It was too huge, the skeptics warned. Too unwieldy to control, too heavy to float, too sprawling to steer. In short, a disaster waiting to happen.

They were talking about Titanic the motion picture, of course, not Titanic the ship — but the two do have lots in common. Both were the largest of their time (882 feet for the vessel, $200 million for the film) and both were launched into treacherous, icy waters (the North Atlantic for one, the crowded Christmas movie season for the other). The difference, of course, is that the ocean liner sank.

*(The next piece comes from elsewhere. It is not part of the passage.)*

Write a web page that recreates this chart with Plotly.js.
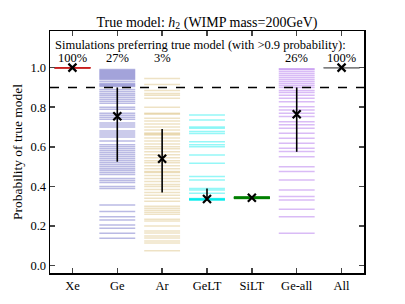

The film definitely hasn’t. So far it’s grossed $275 million domestically and another $217 million overseas. After a month in theaters, it’s still No. 1 at the box office, still raking in cash at a fantastic rate ($25-35 million a week in the U.S., as much as $50 million internationally). As this article is being written, it’s the 10th biggest domestic hit ever; by the time you’ve finished reading it, Titanic will have probably jumped past Home Alone and Independence Day to become the 7th. If this keeps up, in just a few more months it will be the most successful film in history, the first ever to approach the global billion-dollar mark during its initial release.

Numbers like these tend to get noticed in Hollywood. In fact, numbers like these grab Hollywood by the collar, shake it senseless, and leave it quivering in its Gucci loafers. It’s not just the sheer size of the profits that’s causing shock waves — although those figures grow even bigger when you include tie-ins, like the Titanic album (the first mostly instrumental soundtrack to hit No. 1 on the charts since 1981) and the Titanic book (No. 1 in its second week on the New York Times paperback best-seller list), as well as future video sales (don’t expect to rent it until at least fall ’98) and TV rights (NBC reportedly paid $30 million to air it in 2000). It’s also the speed with which the film has sucked up all those millions, not to mention the movie’s startling staying power.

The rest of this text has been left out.